Franklin became active in the quest to preserve his tribe's heritage after the site of an ancient village and roundhouse -- a religious meeting place -- were bulldozed to make way for a vineyard near Cazadero in October 2004.
He said elders in his tribe wept when they learned the site was destroyed.
"Indian people, we're very tied to our land," said Franklin, who is his tribe's historic preservation officer. "Every time those sites get damaged, it reflects negatively on us as a tribe. It hurts us."
On the recent afternoon Franklin searched the Sonoma woods near Annapolis Ridge, CDF archaeologist Chuck Whatford joined him.
Whatford, a CDF archaeologist for more than a decade, estimates that he spends half to three-fourths of his time each year checking about 200 timber harvest plans -- scanning land slated for tree-cutting for archaeological sites.
He also parachutes in to wildfires and helps crews divert the blaze from historical sites and scopes land proposed for CDF buildings.
For timber harvest plans, registered foresters do the first survey of land slated for cutting, checking for known archaeological sites and scanning the forest floor for new ones.
Whatford reviews their work, searching for Indian villages, worship sites or campgrounds marked by artifacts or silky black soil that forms beneath land used for hundreds of years for cooking and working.
"Could I use more help?" he mused, driving through twisting roads to the Sonoma County inspection site Dec. 12. "Sure."
If Whatford finds an archaeologically significant site, he documents it and seeks compromise between the landowner and local tribe -- often allowing tree harvesting yet causing no damage to the site.
Michael Jani, vice president of Mendocino Redwood Co., which owns the 555-acre Sonoma County site, went along with Whatford and Franklin on the recent survey.
Jani said the company realizes the archaeological sites have sacred value and that "there are any variety of solutions" to harvesting timber while preserving the sites.
The data archaeologists record from the sites can be analyzed by anthropologists who piece together California's history.
Franklin visited one Kashaya site about a mile from the tribe's reservation the day he joined Whatford for the land survey.
In the forest about 100 yards from a rural road, Franklin noted the round footprint of a tribal shelter and raven soil enriched by generations of inhabitation.
"You can feel the silkiness," Franklin said, rubbing his fingers against the soil called "midden" by archaeologists.

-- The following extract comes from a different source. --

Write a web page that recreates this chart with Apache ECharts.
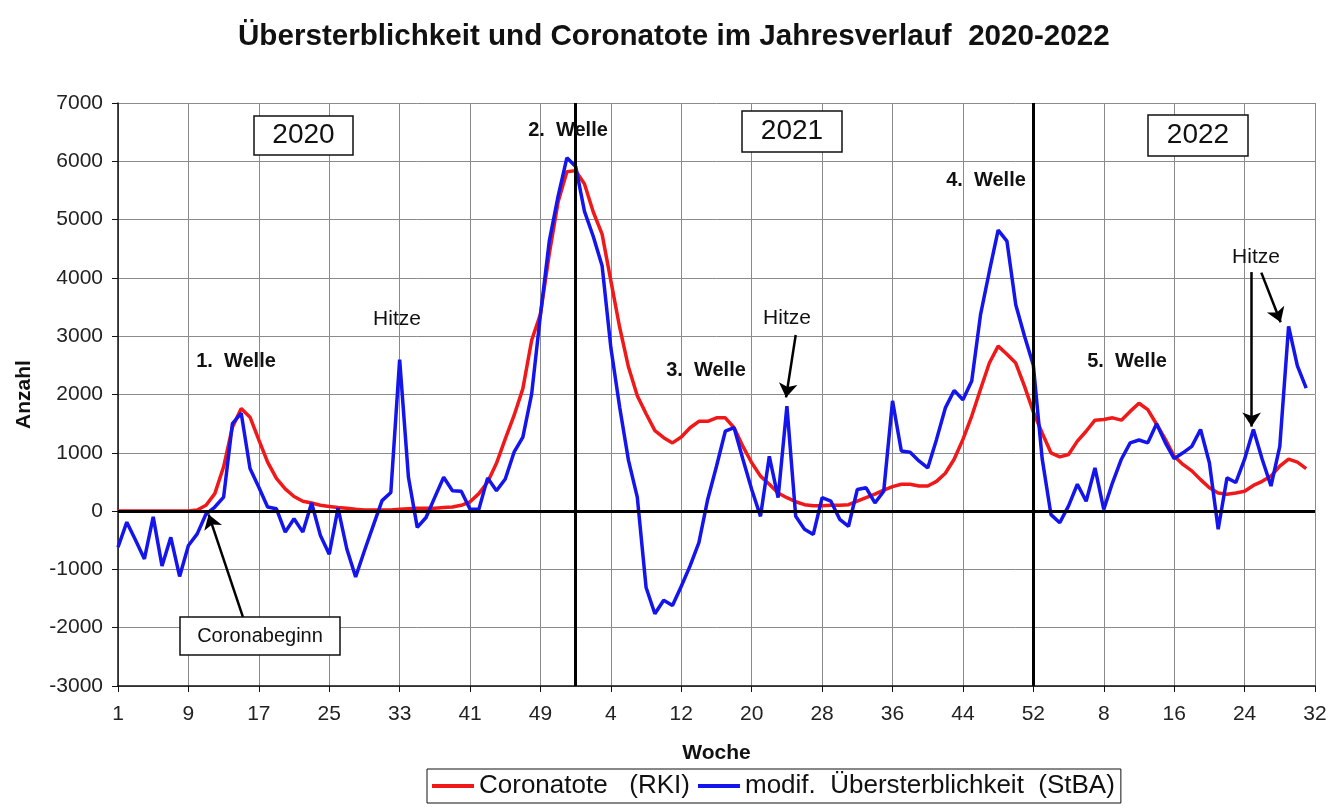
<!DOCTYPE html>
<html>
<head>
<meta charset="utf-8">
<title>Übersterblichkeit und Coronatote 2020-2022</title>
<script src="https://cdn.jsdelivr.net/npm/echarts@6/dist/echarts.min.js"></script>
<style>
    html, body { margin: 0; padding: 0; background: #fff; }
    #chart { width: 1336px; height: 809px; }
</style>
</head>
<body>
<div id="chart"></div>
<script>
// Kalenderwochen je Jahr (2022 auf der Achse bis KW 32)
var weeksPerYear = [53, 52, 32];

// Coronatote (RKI) je Woche
var deaths2020 = [0, 0, 0, 0, 0, 0, 0, 0, 0, 20, 100, 300, 760, 1440, 1760, 1610, 1220, 840, 560, 380,
    250, 170, 140, 100, 80, 60, 50, 30, 20, 20, 20, 20, 30, 40, 50, 50, 50, 60, 70, 100,
    160, 300, 500, 820, 1240, 1640, 2100, 2930, 3380, 4410, 5300, 5820, 5840];
var deaths2021 = [5610, 5130, 4750, 3950, 3150, 2470, 1980, 1670, 1380, 1260, 1170, 1270, 1430, 1540, 1540, 1600, 1600, 1430, 1110, 830,
    600, 460, 310, 230, 160, 110, 90, 90, 100, 100, 110, 170, 230, 290, 360, 420, 460, 460, 430, 430,
    510, 650, 890, 1230, 1630, 2090, 2540, 2830, 2690, 2540, 2140, 1700];
var deaths2022 = [1340, 1000, 930, 970, 1200, 1370, 1560, 1570, 1600, 1560, 1710, 1850, 1740, 1490, 1230, 940, 800, 690, 540, 400,
    310, 290, 310, 340, 440, 510, 600, 770, 890, 840, 730];

// modif. Übersterblichkeit (StBA) je Woche
var excess2020 = [-620, -190, -500, -820, -100, -940, -450, -1120, -590, -390, -50, 70, 240, 1500, 1680, 730, 410, 70, 40, -360,
    -130, -360, 140, -420, -740, 50, -650, -1130, -680, -250, 180, 320, 2600, 580, -280, -110, 240, 580, 350, 340,
    30, 30, 570, 350, 550, 1010, 1270, 2010, 3370, 4630, 5400, 6060, 5910];
var excess2021 = [5140, 4710, 4210, 2800, 1780, 870, 240, -1310, -1760, -1530, -1620, -1290, -940, -540, 200, 770, 1370, 1430, 890, 370,
    -90, 940, 230, 1800, -90, -310, -400, 230, 170, -140, -260, 370, 400, 140, 340, 1890, 1030, 1010, 860, 740,
    1230, 1770, 2070, 1910, 2230, 3370, 4110, 4820, 4630, 3540, 3000, 2500];
var excess2022 = [900, -60, -200, 90, 460, 170, 740, 30, 490, 890, 1170, 1220, 1170, 1500, 1170, 900, 1000, 1110, 1400, 830,
    -310, 570, 490, 890, 1400, 890, 430, 1110, 3170, 2490, 2110];

var seriesNames = ['Coronatote   (RKI)', 'modif.  Übersterblichkeit  (StBA)'];

// Achsenbeschriftung: Wochennummern fortlaufend über die Jahre
var weekLabels = [];
weeksPerYear.forEach(function (n) {
    for (var w = 1; w <= n; w++) {
        weekLabels.push(String(w));
    }
});

function toPoints(arr) {
    return arr.map(function (v, i) {
        return [i, v];
    });
}

var deaths = deaths2020.concat(deaths2021, deaths2022);
var excess = excess2020.concat(excess2021, excess2022);

var font = "'Liberation Sans', Arial, Helvetica, sans-serif";

function label(x, y, text, size, bold) {
    return {
        type: 'text',
        z: 20,
        style: {
            x: x,
            y: y,
            text: text,
            textAlign: 'center',
            textVerticalAlign: 'middle',
            font: (bold ? 'bold ' : '') + size + 'px ' + font,
            fill: '#111'
        }
    };
}

function boxLabel(x, y, w, h, text, size) {
    return [{
        type: 'rect',
        z: 19,
        shape: { x: x, y: y, width: w, height: h },
        style: { fill: '#fff', stroke: '#111', lineWidth: 1.5 }
    }, label(x + w / 2, y + h / 2, text, size, false)];
}

var myChart = echarts.init(document.getElementById('chart'));

var option = {
    animation: false,
    backgroundColor: '#fff',
    title: {
        text: 'Übersterblichkeit und Coronatote im Jahresverlauf  2020-2022',
        left: 233,
        top: 17,
        textStyle: { fontFamily: font, fontSize: 29.6, fontWeight: 'bold', color: '#111' }
    },
    grid: { left: 118, right: 21, top: 103, bottom: 123 },
    legend: {
        data: seriesNames,
        icon: 'rect',
        left: 427,
        top: 769,
        padding: [4, 6, 4, 5],
        itemGap: 8,
        itemWidth: 42,
        itemHeight: 4,
        borderColor: '#111',
        borderWidth: 1,
        borderRadius: 0,
        textStyle: { fontFamily: font, fontSize: 26, color: '#111' }
    },
    xAxis: {
        type: 'value',
        min: 0,
        max: 136,
        interval: 8,
        name: 'Woche',
        nameLocation: 'middle',
        nameGap: 57,
        nameTextStyle: { fontFamily: font, fontSize: 21, fontWeight: 'bold', color: '#111' },
        axisLine: { onZero: false, lineStyle: { color: '#111', width: 1.5 } },
        axisTick: { length: 6, lineStyle: { color: '#111' } },
        axisLabel: {
            margin: 18,
            fontFamily: font,
            fontSize: 21,
            color: '#222',
            formatter: function (v) {
                return weekLabels[v];
            }
        },
        splitLine: { show: true, lineStyle: { color: '#8a8a8a', width: 1 } }
    },
    yAxis: {
        type: 'value',
        min: -3000,
        max: 7000,
        interval: 1000,
        name: 'Anzahl',
        nameLocation: 'middle',
        nameGap: 83,
        nameTextStyle: { fontFamily: font, fontSize: 21, fontWeight: 'bold', color: '#111' },
        axisLine: { show: true, onZero: false, lineStyle: { color: '#111', width: 1.5 } },
        axisTick: { show: true, length: 6, lineStyle: { color: '#111' } },
        axisLabel: {
            margin: 15,
            fontFamily: font,
            fontSize: 21,
            color: '#222',
            formatter: function (v) {
                return String(v);
            }
        },
        splitLine: { lineStyle: { color: '#8a8a8a', width: 1 } }
    },
    series: [{
        // Nulllinie und Jahreswechsel
        type: 'line',
        data: [],
        z: 2,
        markLine: {
            silent: true,
            symbol: 'none',
            label: { show: false },
            lineStyle: { color: '#000', width: 3, type: 'solid' },
            data: [{ yAxis: 0 }, { xAxis: 52 }, { xAxis: 104 }]
        }
    }, {
        name: seriesNames[0],
        type: 'line',
        data: toPoints(deaths),
        symbol: 'none',
        z: 3,
        lineStyle: { color: '#f01818', width: 3.5 },
        itemStyle: { color: '#f01818' }
    }, {
        name: seriesNames[1],
        type: 'line',
        data: toPoints(excess),
        symbol: 'none',
        z: 4,
        lineStyle: { color: '#1414ec', width: 3.5 },
        itemStyle: { color: '#1414ec' }
    }, {
        // Hinweispfeile
        type: 'line',
        data: [],
        z: 6,
        markLine: {
            silent: true,
            symbol: ['none', 'arrow'],
            symbolSize: 14,
            label: { show: false },
            lineStyle: { color: '#000', width: 2.5, type: 'solid' },
            data: [
                [{ coord: [14.2, -1818] }, { coord: [10.3, -60] }],
                [{ coord: [77.0, 3020] }, { coord: [75.9, 1950] }],
                [{ coord: [128.8, 4100] }, { coord: [128.8, 1450] }],
                [{ coord: [129.9, 4090] }, { coord: [132.1, 3240] }]
            ]
        }
    }],
    graphic: [].concat(
        boxLabel(254, 116, 99, 39, '2020', 28),
        boxLabel(742, 111, 100, 41, '2021', 28),
        boxLabel(1148, 115, 100, 41, '2022', 28),
        boxLabel(180, 617, 160, 38, 'Coronabeginn', 20),
        [
            label(236, 361, '1.  Welle', 20, true),
            label(568, 130, '2.  Welle', 20, true),
            label(706, 370, '3.  Welle', 20, true),
            label(986, 180, '4.  Welle', 20, true),
            label(1127, 361, '5.  Welle', 20, true),
            label(397, 319, 'Hitze', 21, false),
            label(787, 318, 'Hitze', 21, false),
            label(1256, 257, 'Hitze', 21, false)
        ]
    )
};

myChart.setOption(option);
</script>
</body>
</html>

Franklin said a forester noted the site several years ago when logging was proposed there, and the company steered clear of the area.
Walter Antone, a Kashaya elder, said Indians visit the site periodically, but leave it untouched.

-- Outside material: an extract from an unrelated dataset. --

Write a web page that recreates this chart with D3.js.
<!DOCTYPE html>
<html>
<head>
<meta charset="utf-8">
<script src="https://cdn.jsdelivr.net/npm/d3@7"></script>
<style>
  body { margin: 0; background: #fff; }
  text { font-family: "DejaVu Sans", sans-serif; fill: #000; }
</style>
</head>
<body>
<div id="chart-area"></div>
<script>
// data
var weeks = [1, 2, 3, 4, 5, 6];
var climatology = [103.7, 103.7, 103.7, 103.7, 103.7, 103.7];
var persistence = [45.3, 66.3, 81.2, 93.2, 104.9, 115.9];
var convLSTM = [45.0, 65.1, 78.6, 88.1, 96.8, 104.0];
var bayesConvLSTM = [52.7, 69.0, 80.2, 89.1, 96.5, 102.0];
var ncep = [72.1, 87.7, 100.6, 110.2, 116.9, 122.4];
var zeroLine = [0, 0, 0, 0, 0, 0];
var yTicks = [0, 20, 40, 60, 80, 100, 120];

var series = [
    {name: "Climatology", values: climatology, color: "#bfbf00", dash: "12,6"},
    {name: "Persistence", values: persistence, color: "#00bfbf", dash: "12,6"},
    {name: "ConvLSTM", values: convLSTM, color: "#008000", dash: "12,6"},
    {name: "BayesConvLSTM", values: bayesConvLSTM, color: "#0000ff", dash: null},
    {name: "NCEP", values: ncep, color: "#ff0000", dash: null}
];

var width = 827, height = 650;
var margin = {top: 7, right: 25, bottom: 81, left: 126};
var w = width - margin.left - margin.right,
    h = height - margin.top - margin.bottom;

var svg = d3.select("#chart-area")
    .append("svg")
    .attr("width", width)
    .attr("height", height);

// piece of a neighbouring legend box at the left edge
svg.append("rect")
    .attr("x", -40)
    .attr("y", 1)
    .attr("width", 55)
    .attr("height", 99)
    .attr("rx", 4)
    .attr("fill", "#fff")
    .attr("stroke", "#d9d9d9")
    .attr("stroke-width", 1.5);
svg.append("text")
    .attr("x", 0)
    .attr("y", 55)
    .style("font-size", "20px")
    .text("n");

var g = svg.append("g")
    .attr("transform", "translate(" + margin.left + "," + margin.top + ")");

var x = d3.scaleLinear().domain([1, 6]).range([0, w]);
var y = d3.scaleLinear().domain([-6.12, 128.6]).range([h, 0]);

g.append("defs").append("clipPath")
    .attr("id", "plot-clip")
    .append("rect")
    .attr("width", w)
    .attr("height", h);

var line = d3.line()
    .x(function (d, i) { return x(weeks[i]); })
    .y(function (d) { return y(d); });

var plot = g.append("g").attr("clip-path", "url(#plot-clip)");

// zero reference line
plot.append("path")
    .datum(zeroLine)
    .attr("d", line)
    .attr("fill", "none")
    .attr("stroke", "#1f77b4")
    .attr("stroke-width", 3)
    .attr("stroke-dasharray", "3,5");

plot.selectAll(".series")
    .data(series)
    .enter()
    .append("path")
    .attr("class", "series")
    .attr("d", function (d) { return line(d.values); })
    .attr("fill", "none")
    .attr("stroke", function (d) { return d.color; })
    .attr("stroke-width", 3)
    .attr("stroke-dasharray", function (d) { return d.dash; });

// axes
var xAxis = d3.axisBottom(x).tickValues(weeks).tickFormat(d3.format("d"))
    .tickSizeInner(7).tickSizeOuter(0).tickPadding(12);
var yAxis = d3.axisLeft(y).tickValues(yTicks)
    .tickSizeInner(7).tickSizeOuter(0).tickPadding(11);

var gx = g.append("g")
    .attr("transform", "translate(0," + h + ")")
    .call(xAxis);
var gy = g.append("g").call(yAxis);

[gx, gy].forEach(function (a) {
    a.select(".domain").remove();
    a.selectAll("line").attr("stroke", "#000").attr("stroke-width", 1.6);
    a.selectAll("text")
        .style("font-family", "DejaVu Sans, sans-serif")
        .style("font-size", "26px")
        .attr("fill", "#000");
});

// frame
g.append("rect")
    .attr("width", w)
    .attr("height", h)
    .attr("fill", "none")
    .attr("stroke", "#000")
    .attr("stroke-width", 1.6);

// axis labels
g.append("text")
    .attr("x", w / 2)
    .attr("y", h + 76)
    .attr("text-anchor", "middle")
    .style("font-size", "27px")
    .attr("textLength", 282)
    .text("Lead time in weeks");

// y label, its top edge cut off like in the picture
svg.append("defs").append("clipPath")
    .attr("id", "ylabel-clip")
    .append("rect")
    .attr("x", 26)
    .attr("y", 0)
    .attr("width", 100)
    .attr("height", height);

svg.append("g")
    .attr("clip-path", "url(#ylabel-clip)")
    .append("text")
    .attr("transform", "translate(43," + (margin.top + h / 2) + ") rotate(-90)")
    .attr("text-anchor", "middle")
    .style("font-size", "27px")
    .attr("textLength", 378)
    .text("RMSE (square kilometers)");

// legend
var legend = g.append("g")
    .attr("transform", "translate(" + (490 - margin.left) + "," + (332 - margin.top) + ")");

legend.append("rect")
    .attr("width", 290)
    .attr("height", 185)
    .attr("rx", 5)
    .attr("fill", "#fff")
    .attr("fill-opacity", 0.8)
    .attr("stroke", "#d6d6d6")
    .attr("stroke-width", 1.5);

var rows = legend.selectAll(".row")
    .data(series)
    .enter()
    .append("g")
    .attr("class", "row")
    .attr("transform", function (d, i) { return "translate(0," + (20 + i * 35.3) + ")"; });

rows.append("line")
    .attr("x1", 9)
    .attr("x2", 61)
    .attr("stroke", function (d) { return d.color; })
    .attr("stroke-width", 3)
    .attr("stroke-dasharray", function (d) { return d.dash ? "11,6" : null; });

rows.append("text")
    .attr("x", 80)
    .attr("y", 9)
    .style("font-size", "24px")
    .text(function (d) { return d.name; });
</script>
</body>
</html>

"It's sort of taboo to take anything away," he said. "We might find an arrow point, but something tells us 'no, put it back.' We leave it."
Conflict arises when foresters and archaeologists miss sites altogether.
Shelly Davis-King, the past president of the Society for California Archaeology, wrote a letter to CDF, blasting its archaeology program for standing by while historical sites were logged.
She said she checked a site in Tuolumne County where a forester overlooked a historic logging railroad grade that was eligible for the National Register of Historic Places and conversion to a recreational trail.
She called the program "broken," saying archaeologists are so understaffed they can not fulfill their mission.
"All (historical) resources are nonrenewable," she said. "Once gone, they're gone and we can't get them back."
Snyder, of CDF, said he plans to familiarize himself with Davis-King's concerns.
He said CDF is interested in seeing that historic sites are protected, and tries to fulfill the task with foresters doing the first line of work and archaeologists providing oversight.
"We look at breaking the workload up the best we can," he said. "In general, (foresters) do a reasonable job of spotting what's out there."
Adrian Miller, California Licensed Foresters Association president, said the foresters save land owners money by doing the initial archaeological check. CDF archaeologists perform a needed second check, he said.
Eric Huff, who oversees licensing of foresters for CDF, said the state's roughly 550 foresters are carefully monitored. Several have been suspended from practicing forestry and sent back to training after failing to note archaeological sites.
The safeguards still fall short of what Franklin would like to see. So he plans to shadow archaeologists scoping land once inhabited by his tribe.
"It's a real sense of accomplishment," he said, walking out of the Sonoma County forest. "You're preserving the places that are sacred to your people."